For each query we ran through a model, we produce a consistency score that measures the number of runs that agree with the ground truth. Using this as a proxy for consistency, we can interpret it like this:

3 – all three runs produced exactly the same answer (consistent)
2 – two runs agreed with the ground truth and one differed (some inconsistency)
1 – one run agreed with the ground truth and two differed (some inconsistency)
0 – all three runs disagreed with the ground truth (potentially consistent)

The chart counts how many questions fell into each of those four buckets for every model. A model whose bars are concentrated in the “3” column gives answers that consistently agree with each other and the ground-truth, while one with large “1” or “2” columns is inconsistent.

‍

‍

We can understand this metric as the chance that the model will produce inconsistent answers if you ask the same question three times.
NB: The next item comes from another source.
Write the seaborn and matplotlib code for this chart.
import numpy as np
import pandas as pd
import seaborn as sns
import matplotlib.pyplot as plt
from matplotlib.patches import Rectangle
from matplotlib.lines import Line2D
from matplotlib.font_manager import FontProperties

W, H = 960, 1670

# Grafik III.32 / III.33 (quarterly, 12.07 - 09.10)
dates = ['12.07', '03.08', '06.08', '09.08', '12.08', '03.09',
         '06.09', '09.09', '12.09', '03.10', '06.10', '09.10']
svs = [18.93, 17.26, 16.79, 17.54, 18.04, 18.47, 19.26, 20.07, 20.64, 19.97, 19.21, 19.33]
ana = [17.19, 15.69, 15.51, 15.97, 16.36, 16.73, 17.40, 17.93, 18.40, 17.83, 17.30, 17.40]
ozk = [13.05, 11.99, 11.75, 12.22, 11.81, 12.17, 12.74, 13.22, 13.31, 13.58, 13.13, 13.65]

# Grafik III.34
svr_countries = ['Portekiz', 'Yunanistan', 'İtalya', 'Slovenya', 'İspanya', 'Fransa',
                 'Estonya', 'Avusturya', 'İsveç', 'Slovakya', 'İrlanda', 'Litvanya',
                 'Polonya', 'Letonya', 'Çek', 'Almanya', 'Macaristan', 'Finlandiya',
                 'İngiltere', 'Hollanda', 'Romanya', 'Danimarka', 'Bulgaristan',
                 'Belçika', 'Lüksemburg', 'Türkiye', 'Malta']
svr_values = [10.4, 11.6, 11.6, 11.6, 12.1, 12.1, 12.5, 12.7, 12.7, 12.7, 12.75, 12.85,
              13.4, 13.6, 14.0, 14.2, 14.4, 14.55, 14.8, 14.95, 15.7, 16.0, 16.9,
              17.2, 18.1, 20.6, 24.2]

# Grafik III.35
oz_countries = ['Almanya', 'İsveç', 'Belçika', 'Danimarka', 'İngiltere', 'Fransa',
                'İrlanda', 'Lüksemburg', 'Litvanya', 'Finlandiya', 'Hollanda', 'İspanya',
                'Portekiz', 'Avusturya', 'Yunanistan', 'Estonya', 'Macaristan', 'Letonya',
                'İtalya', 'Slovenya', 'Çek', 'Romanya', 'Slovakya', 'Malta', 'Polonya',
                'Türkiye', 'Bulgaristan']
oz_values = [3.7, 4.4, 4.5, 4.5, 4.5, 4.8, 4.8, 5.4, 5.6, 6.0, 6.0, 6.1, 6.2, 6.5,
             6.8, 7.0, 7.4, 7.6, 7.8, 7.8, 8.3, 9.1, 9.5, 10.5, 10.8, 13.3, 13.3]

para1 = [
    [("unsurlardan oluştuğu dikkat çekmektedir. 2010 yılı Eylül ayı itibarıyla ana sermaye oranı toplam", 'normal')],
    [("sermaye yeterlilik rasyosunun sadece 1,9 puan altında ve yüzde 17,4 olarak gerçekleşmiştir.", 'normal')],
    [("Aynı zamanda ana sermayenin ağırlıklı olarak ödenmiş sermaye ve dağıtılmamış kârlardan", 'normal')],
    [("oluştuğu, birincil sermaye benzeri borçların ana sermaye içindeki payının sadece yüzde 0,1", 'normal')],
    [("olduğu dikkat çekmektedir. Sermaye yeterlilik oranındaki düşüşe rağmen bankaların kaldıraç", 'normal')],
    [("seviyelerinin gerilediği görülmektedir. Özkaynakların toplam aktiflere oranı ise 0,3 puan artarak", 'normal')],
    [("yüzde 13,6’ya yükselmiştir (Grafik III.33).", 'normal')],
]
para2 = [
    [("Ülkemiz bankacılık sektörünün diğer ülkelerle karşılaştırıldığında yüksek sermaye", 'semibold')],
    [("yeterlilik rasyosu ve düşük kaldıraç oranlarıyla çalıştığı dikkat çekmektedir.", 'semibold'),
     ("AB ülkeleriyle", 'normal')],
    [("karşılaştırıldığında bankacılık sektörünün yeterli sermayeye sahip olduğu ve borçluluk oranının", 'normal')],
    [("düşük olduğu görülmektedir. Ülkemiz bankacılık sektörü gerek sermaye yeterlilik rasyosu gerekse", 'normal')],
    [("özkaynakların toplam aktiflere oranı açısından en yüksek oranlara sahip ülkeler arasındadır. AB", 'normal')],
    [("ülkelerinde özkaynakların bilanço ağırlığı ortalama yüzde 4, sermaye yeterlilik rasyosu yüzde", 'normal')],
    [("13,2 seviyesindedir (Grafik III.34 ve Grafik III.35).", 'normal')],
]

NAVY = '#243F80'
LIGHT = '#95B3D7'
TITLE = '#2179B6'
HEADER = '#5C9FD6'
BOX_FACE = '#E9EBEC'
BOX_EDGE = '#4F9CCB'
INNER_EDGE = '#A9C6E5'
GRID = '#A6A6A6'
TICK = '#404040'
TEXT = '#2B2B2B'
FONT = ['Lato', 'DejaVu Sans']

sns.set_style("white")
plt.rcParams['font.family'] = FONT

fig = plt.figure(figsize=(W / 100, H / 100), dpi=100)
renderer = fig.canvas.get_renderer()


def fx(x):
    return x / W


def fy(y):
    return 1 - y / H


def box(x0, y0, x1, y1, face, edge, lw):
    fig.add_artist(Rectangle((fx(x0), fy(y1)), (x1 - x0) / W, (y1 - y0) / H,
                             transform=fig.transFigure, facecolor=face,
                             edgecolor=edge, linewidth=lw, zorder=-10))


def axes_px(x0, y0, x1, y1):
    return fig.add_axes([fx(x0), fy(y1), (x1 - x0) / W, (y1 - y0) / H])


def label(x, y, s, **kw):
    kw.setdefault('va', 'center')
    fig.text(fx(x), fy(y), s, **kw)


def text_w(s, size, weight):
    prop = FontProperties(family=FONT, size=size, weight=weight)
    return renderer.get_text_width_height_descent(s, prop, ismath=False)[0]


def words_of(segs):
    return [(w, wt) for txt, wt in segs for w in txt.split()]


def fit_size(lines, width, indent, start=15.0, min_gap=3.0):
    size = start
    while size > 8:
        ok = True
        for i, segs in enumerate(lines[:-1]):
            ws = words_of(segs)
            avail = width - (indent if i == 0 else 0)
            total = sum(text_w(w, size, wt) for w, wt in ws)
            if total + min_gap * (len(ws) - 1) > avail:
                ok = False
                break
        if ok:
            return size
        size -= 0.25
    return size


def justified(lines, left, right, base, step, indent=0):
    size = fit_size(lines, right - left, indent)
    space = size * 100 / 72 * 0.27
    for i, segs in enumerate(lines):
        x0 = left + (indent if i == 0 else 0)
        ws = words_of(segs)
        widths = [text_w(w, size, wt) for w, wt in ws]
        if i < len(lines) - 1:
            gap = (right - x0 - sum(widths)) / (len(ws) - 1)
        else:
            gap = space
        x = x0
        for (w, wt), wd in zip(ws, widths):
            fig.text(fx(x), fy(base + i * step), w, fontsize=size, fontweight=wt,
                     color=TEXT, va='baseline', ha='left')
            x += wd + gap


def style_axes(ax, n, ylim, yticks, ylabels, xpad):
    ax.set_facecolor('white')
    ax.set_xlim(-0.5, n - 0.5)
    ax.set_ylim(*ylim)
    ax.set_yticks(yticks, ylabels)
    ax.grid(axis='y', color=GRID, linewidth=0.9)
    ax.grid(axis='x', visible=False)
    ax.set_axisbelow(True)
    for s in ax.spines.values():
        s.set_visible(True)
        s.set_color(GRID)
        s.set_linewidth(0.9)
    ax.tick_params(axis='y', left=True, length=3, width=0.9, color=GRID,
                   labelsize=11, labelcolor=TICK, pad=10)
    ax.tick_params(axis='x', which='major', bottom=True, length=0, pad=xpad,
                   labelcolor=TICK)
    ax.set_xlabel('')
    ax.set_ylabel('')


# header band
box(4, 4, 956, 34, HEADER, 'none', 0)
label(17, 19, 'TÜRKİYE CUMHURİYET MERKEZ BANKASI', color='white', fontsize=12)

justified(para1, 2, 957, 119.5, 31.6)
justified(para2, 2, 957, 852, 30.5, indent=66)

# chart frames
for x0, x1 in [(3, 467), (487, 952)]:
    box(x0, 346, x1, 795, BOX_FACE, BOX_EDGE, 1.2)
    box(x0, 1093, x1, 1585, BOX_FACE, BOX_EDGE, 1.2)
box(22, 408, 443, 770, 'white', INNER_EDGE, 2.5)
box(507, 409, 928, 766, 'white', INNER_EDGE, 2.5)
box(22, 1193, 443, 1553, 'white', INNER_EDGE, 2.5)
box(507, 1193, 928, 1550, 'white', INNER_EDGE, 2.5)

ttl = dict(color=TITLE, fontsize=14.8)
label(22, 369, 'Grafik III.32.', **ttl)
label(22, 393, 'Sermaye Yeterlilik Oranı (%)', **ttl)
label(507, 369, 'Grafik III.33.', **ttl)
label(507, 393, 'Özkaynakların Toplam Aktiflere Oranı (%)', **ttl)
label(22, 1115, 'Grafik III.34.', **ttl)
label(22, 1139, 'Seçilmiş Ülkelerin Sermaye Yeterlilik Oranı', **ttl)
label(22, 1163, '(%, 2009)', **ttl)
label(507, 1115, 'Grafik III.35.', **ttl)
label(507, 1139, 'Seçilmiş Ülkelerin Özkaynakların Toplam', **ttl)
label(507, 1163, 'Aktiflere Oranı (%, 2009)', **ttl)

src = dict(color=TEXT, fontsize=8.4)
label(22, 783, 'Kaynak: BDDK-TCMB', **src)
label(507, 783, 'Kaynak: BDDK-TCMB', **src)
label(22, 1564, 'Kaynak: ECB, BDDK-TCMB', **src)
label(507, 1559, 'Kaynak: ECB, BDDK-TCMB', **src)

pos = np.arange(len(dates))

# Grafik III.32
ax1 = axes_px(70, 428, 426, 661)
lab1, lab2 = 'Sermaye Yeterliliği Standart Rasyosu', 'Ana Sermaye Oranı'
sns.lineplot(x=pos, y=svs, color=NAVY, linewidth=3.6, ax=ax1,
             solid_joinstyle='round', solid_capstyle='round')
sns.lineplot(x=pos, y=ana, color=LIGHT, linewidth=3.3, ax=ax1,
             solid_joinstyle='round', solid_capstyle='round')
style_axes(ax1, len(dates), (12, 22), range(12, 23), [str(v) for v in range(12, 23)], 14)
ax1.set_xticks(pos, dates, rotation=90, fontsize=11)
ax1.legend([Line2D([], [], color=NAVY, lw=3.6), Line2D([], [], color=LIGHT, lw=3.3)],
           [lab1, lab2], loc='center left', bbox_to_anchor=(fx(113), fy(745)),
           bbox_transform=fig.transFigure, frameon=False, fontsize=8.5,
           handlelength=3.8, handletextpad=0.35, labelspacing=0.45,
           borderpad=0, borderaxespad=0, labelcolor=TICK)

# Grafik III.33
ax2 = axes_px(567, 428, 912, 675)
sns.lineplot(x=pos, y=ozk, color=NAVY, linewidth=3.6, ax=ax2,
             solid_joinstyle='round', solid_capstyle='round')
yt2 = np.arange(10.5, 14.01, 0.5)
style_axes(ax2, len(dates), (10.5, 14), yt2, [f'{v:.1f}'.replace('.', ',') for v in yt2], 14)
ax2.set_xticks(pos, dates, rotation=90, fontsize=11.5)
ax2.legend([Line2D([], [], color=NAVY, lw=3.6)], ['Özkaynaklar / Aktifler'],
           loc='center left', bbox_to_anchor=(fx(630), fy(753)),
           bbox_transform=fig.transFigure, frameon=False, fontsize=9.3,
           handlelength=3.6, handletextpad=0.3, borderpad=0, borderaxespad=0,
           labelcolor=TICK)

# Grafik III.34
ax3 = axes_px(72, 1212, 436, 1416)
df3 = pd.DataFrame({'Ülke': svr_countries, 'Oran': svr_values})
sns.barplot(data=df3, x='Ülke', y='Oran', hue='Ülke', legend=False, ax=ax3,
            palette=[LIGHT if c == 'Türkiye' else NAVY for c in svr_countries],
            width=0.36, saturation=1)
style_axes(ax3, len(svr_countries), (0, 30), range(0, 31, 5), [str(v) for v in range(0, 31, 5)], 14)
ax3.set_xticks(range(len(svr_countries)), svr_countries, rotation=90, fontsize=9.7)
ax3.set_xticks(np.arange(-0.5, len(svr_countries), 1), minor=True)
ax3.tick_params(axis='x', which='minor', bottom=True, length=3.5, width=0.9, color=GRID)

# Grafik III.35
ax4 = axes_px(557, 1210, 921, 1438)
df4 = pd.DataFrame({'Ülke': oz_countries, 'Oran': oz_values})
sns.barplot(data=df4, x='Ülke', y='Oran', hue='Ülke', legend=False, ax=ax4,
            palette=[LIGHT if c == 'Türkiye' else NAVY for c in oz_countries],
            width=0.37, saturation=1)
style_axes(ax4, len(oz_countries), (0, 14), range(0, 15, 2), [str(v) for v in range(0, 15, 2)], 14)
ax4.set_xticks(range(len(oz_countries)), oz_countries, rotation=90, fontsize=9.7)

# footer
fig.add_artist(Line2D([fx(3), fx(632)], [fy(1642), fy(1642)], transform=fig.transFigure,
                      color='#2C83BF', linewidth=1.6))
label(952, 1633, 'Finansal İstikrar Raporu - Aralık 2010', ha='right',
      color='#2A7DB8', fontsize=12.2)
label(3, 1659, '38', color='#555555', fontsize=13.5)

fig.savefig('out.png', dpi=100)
On our tests, Gemini 2.5 Pro and o3 produced the most consistent answers; o1/o3-mini and Deepseek-R1 were the least consistent. Due to the fact that OpenAI thinking models and Claude 3.7 Sonnet don’t allow for specifying temperature, we compare all the models with their default temperature settings. However, if more consistency is needed when using Gemini or Deepseek, the temperature could be set to a lower value to encourage more consistent answers.

Conclusions

Ultimately, choosing the right LLM is an important decision–it defines how quickly and accurately the DIA can transform raw data into business insights. From our tests, Gemini 2.5 Pro offered the best results in every category, combining the highest accuracy with the lowest latency and most consistent answers. OpenAI’s o3 and Claude 3.7 Sonnet were close behind in accuracy and consistency, although Claude 3.7 Sonnet is considerably slower than o3 and Gemini 2.5 Pro. There were common error modes across models, such as difficulty with complex dataframe joins and partial answers, but these occurred far less frequently with the strongest LLMs. When using one of the leading models, the DIA can handle complex data analysis tasks with impressive speed and accuracy.

‍